Catabolism via oxidation may lead to the loss of cellular PAs, since the results of aldehyde dehydrogenase activity (Figure 3), N8-2-carboxyethyl-spermidine, putreanine, or GABA are end products of the PA system. The biological advantage of the cytosolic oxidation of SPM via SMOX for the interconversion cycle remains unclear. The two separate pathways, direct versus acetylation-dependent oxidation, may serve different purposes. By speculation, the SSAT pathway may interconvert PAs depending on the cellular demand. This idea is supported by its regulation via PA content (Figure 1). In contrast, the SMOX and the cytosolic pathway may be important to reduce the net PA content inside the cell, independent of fluxes of unmodified or acetylated PAs.

6.3. Additional Interconversion Products

In addition to the pathways described above, SPD serves as substrate for deoxyhypusine synthase (Figure 3). The transfer of an aminobutyl group of SPD onto a specific lysine residue is the first step of the posttranslational modification of the factor elF5A. The deoxyhypusine residue is subsequently converted to hypusine by a specific hydroxylase.
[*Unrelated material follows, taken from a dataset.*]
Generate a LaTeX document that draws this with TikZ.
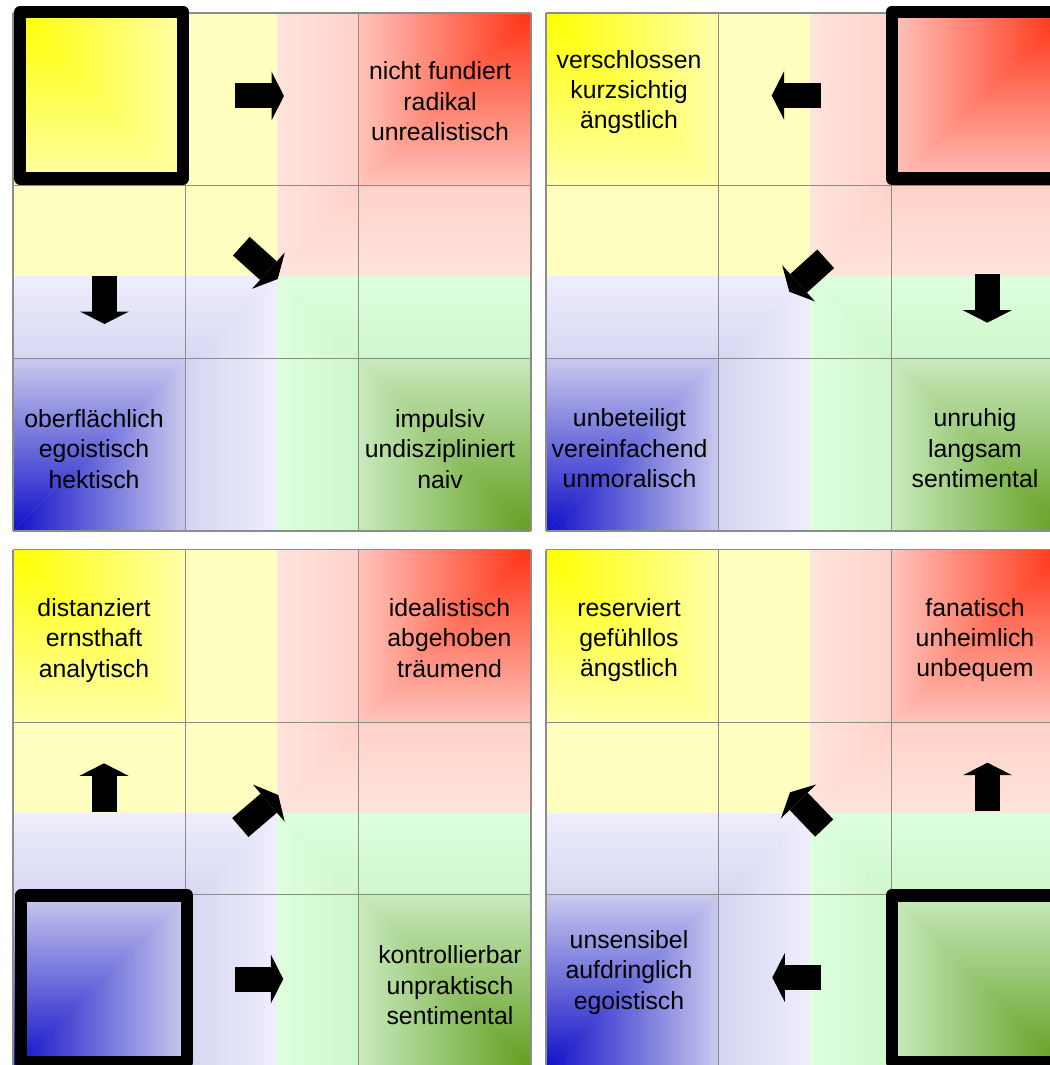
\documentclass[tikz,border=0pt]{standalone}
\usepackage{fontspec}
\setmainfont{Liberation Sans}
\usetikzlibrary{arrows.meta}
\definecolor{yelStrong}{RGB}{255,255,0}
\definecolor{yelLight}{RGB}{255,255,170}
\definecolor{yelBg}{RGB}{255,255,192}
\definecolor{redStrong}{RGB}{255,50,20}
\definecolor{redLight}{RGB}{255,196,188}
\definecolor{redBgOut}{RGB}{255,172,164}
\definecolor{redBgIn}{RGB}{255,228,220}
\definecolor{bluStrong}{RGB}{16,16,200}
\definecolor{bluLight}{RGB}{202,202,238}
\definecolor{bluBgOut}{RGB}{165,165,222}
\definecolor{bluBgIn}{RGB}{238,238,252}
\definecolor{grnStrong}{RGB}{98,158,30}
\definecolor{grnLight}{RGB}{200,234,190}
\definecolor{grnBgOut}{RGB}{180,230,168}
\definecolor{grnBgIn}{RGB}{221,255,221}
\definecolor{gridgray}{RGB}{140,140,140}
\tikzset{
  gridline/.style={gridgray, line width=0.6pt},
  startframe/.style={black, line width=6.15pt, line join=round},
  blockarrow/.style={black, line width=12.5pt, -{Triangle[length=6.25pt, width=24.5pt, line width=0pt]}},
  celltext/.style={align=center, inner sep=0pt, font=\fontsize{12.4}{15.2}\selectfont}
}

\begin{document}
\begin{tikzpicture}[x=0.5pt, y=-0.5pt]
\useasboundingbox (0,0) rectangle (1049,1065);

% the four panels: shaded quarters and grid
\foreach \ox/\oy in {13/13, 546/13, 13/549.5, 546/549.5} {
  \begin{scope}[shift={(\ox,\oy)}]
    % yellow quarter
    \fill[yelBg] (0,0) rectangle (264,263);
    \shade[left color=yelStrong, right color=yelLight] (0,0) -- (172.67,0) -- (172.67,172.67) -- cycle;
    \shade[top color=yelStrong, bottom color=yelLight] (0,0) -- (0,172.67) -- (172.67,172.67) -- cycle;
    % red quarter
    \fill[redBgOut!50!redBgIn] (264,0) rectangle (518,263);
    \shade[left color=redBgIn, right color=redBgOut] (518,0) -- (264,0) -- (264,263) -- cycle;
    \shade[top color=redBgOut, bottom color=redBgIn] (518,0) -- (518,263) -- (264,263) -- cycle;
    \shade[left color=redLight, right color=redStrong] (518,0) -- (345.33,0) -- (345.33,172.67) -- cycle;
    \shade[top color=redStrong, bottom color=redLight] (518,0) -- (518,172.67) -- (345.33,172.67) -- cycle;
    % blue quarter
    \fill[bluBgOut!50!bluBgIn] (0,263) rectangle (264,518);
    \shade[left color=bluBgOut, right color=bluBgIn] (0,518) -- (264,518) -- (264,263) -- cycle;
    \shade[top color=bluBgIn, bottom color=bluBgOut] (0,518) -- (0,263) -- (264,263) -- cycle;
    \shade[left color=bluStrong, right color=bluLight] (0,518) -- (172.67,518) -- (172.67,345.33) -- cycle;
    \shade[top color=bluLight, bottom color=bluStrong] (0,518) -- (0,345.33) -- (172.67,345.33) -- cycle;
    % green quarter
    \fill[grnBgOut!50!grnBgIn] (264,263) rectangle (518,518);
    \shade[left color=grnBgIn, right color=grnBgOut] (518,518) -- (264,518) -- (264,263) -- cycle;
    \shade[top color=grnBgIn, bottom color=grnBgOut] (518,518) -- (518,263) -- (264,263) -- cycle;
    \shade[left color=grnLight, right color=grnStrong] (518,518) -- (345.33,518) -- (345.33,345.33) -- cycle;
    \shade[top color=grnLight, bottom color=grnStrong] (518,518) -- (518,345.33) -- (345.33,345.33) -- cycle;
    % grid
    \foreach \k in {0,172.67,345.33,518} {
      \draw[gridline] (\k,0) -- (\k,518);
      \draw[gridline] (0,\k) -- (518,\k);
    }
  \end{scope}
}

% starting cells
\draw[startframe] (20.3,12) rectangle (183,178.5);
\draw[startframe] (891.7,12) rectangle (1058,178.5);
\draw[startframe] (21,895.5) rectangle (187.2,1062);
\draw[startframe] (891.7,895.5) rectangle (1058,1062);

% arrows
\foreach \sx/\sy/\ex/\ey [count=\i] in {
    235/96/284/96, 104.5/276/104.5/324, 241.3/246.2/277.7/279,
    820.7/95.5/771.7/95.5, 987.3/274.3/987.3/322.7, 825.7/258.8/789.3/291.7,
    104/812.3/104/763.3, 240.3/827.5/278.3/795, 235/979/283.3/979,
    987.5/810.7/987.5/762.7, 824.2/828/790/792.3, 821/977.5/772.3/977.5} {
  \coordinate (tail\i) at (\sx,\sy);
  \coordinate (tip\i) at (\ex,\ey);
  \draw[blockarrow] (tail\i) -- (tip\i);
}

% texts
\node[celltext] (ul-tr) at (440,101.5) {nicht fundiert\\radikal\\unrealistisch};
\node[celltext] (ul-bl) at (94,449) {oberflächlich\\egoistisch\\hektisch};
\node[celltext] (ul-br) at (440,449) {impulsiv\\undiszipliniert\\naiv};

\node[celltext] (ur-tl) at (629,92) {verschlossen\\kurzsichtig\\ängstlich};
\node[celltext] (ur-bl) at (629.5,448.5) {unbeteiligt\\vereinfachend\\unmoralisch};
\node[celltext] (ur-br) at (975,448.5) {unruhig\\langsam\\sentimental};

\node[celltext] (ll-tl) at (94,640.5) {distanziert\\ernsthaft\\analytisch};
\node[celltext] (ll-tr) at (449.5,638) {idealistisch\\abgehoben\\träumend};
\node[celltext] (ll-br) at (450,985.5) {kontrollierbar\\unpraktisch\\sentimental};

\node[celltext] (lr-tl) at (629,640) {reserviert\\gefühllos\\ängstlich};
\node[celltext] (lr-tr) at (975,640) {fanatisch\\unheimlich\\unbequem};
\node[celltext] (lr-bl) at (629,972.5) {unsensibel\\aufdringlich\\egoistisch};
\end{tikzpicture}
\end{document}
The translation factor elF5A is essential for early embryonic development [137] and for the activation of the autophagy pathway, and the hypusine modification is crucial for its proper activity [44,138].
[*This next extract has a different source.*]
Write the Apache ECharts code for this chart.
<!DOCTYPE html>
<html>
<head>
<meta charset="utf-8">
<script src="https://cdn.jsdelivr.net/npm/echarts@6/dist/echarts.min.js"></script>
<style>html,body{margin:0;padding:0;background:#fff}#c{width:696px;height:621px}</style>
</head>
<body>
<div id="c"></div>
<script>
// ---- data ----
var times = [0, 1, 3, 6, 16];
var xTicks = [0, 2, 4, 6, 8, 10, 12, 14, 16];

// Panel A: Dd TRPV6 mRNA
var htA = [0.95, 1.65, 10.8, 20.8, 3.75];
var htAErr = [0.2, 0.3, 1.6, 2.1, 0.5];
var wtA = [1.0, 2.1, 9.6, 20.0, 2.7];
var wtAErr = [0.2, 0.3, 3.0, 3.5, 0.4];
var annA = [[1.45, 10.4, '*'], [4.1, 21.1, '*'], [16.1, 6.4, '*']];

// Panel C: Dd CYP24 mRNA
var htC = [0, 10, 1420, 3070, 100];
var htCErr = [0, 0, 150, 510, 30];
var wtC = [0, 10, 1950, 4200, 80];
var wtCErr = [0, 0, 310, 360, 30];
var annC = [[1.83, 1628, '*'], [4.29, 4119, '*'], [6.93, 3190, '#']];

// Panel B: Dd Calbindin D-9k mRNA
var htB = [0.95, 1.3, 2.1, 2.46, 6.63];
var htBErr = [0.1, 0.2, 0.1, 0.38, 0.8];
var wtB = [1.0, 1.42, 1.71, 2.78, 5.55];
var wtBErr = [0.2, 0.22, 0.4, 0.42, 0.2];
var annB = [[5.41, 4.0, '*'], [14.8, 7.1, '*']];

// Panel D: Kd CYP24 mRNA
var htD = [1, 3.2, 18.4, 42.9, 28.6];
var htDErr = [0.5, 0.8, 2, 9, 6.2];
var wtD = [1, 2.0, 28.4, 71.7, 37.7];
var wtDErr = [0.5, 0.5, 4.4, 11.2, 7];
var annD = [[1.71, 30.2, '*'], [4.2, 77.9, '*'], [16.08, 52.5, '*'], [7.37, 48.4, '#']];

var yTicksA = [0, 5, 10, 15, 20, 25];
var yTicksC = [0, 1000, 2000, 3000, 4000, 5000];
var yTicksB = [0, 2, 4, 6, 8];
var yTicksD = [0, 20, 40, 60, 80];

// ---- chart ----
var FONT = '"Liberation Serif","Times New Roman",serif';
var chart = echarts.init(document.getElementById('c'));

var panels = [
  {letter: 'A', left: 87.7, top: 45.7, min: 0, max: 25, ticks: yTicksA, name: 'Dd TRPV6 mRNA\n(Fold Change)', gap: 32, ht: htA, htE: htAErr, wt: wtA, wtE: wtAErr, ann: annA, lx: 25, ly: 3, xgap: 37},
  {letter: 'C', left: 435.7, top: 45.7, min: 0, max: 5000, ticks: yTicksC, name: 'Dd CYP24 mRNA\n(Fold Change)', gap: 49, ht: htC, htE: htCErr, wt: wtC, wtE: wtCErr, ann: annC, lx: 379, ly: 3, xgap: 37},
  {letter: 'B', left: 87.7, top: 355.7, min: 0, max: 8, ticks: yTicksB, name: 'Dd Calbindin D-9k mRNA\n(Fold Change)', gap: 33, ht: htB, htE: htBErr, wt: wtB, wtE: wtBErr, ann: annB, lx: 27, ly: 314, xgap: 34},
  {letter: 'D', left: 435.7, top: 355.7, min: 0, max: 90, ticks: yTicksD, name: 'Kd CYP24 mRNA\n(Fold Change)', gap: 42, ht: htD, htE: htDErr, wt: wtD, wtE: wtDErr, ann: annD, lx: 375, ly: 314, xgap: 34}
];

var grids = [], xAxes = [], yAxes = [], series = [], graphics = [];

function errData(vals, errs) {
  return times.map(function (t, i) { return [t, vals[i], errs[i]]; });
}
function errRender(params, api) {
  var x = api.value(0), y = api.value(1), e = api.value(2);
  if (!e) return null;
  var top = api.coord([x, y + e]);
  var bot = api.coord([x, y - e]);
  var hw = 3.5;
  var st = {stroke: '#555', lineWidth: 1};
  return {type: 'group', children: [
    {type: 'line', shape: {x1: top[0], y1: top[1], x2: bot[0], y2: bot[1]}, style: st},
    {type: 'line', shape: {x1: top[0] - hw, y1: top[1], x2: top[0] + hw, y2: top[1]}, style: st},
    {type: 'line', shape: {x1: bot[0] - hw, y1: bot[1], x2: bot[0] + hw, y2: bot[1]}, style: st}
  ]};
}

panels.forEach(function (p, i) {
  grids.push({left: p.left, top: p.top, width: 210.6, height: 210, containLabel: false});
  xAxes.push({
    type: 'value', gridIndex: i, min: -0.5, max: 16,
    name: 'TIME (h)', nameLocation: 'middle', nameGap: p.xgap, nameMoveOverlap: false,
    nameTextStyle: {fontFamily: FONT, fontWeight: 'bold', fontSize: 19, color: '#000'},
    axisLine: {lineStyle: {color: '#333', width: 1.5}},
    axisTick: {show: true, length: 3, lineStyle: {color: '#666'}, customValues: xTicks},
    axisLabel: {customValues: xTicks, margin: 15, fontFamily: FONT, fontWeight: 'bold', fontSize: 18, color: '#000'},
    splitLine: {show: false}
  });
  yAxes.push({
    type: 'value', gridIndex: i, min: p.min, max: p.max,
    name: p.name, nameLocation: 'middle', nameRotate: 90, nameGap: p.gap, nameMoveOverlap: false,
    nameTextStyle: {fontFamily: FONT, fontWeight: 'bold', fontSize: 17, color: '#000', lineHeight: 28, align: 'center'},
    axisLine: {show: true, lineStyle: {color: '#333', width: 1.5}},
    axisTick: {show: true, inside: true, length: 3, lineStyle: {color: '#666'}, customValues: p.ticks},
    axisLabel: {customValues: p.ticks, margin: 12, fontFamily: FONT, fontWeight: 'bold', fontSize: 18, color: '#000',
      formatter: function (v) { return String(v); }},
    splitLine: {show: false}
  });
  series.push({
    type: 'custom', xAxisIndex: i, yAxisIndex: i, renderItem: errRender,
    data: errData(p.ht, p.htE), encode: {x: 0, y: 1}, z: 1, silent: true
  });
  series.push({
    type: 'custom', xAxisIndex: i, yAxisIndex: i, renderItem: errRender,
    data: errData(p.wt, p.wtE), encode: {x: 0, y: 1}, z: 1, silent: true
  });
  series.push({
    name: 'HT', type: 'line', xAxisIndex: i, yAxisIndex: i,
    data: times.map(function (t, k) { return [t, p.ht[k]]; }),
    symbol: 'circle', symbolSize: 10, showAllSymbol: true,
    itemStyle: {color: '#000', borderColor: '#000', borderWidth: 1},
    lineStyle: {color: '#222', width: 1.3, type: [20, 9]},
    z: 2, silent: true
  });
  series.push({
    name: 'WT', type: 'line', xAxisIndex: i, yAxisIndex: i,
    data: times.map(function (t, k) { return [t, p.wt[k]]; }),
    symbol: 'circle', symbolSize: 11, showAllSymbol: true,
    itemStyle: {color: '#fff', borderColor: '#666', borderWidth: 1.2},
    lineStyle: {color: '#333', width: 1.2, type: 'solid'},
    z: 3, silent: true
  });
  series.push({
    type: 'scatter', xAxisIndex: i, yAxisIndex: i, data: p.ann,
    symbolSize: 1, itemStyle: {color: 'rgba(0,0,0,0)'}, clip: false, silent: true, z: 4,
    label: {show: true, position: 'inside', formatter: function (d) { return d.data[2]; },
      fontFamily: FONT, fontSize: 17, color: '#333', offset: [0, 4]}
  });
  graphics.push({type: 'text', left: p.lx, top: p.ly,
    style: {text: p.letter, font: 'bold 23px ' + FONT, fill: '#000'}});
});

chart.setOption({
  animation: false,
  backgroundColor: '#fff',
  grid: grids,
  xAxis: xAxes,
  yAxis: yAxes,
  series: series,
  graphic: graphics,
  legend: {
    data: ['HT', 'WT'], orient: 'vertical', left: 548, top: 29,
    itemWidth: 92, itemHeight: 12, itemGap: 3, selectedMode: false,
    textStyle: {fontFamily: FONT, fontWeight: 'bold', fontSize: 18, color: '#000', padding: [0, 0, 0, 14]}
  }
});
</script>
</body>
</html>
Putreanine (Figure 3) is yet another product of PA catabolism [122,139,140]. Initially, putreanine was thought to be a unique metabolite of mammalian central nervous PA catabolism [139] but was later also detected in rat liver and kidney [122]. At present, there is no known biological function for putreanine other than being the terminal product of cytoplasmatic SPD oxidation. Putreanine, however, accumulates in excretory organs, and one may speculate that it simply serves as a carrier for the extracorporal disposal of waste nitrogen. Certainly, to understand the biological role of putreanine more deeply, further investigation is needed.

7. Conclusions

In summary, we highlight discrepancies in the literature and add new data on the circulation of PAs in the brain and body, including important sources of PAs in gut lumen, blood plasma, and cerebrospinal fluid. We emphasize a large gap in concentrations between these compartments, resulting in surprisingly high accumulation of PAs in glial cytoplasm. We provide a novel and complete scheme for the biosynthesis/degradation of PAs, including glycine, glutamate, proline and others as PA precursors. We suggest a solution for the apparent contradiction in the literature, suggesting that when ODC knockout seems to be lethal, the AGM pathway is probably rescuing PUT production. We point to PA transport in glial cells, explaining how without synthesis these cells (but not neurons) preferentially accumulate PAs. We introduce a novel and complete scheme for PA interconversion, including hypusine, putreanine, and the unique gliotransmitter (GABA) as end-products. In addition, we highlight that S-adenosylmethionine decarboxylase promotes decreased PUT and increased SPM levels. This review can serve as an updated contribution to understanding the PA mystery in the CNS and its body.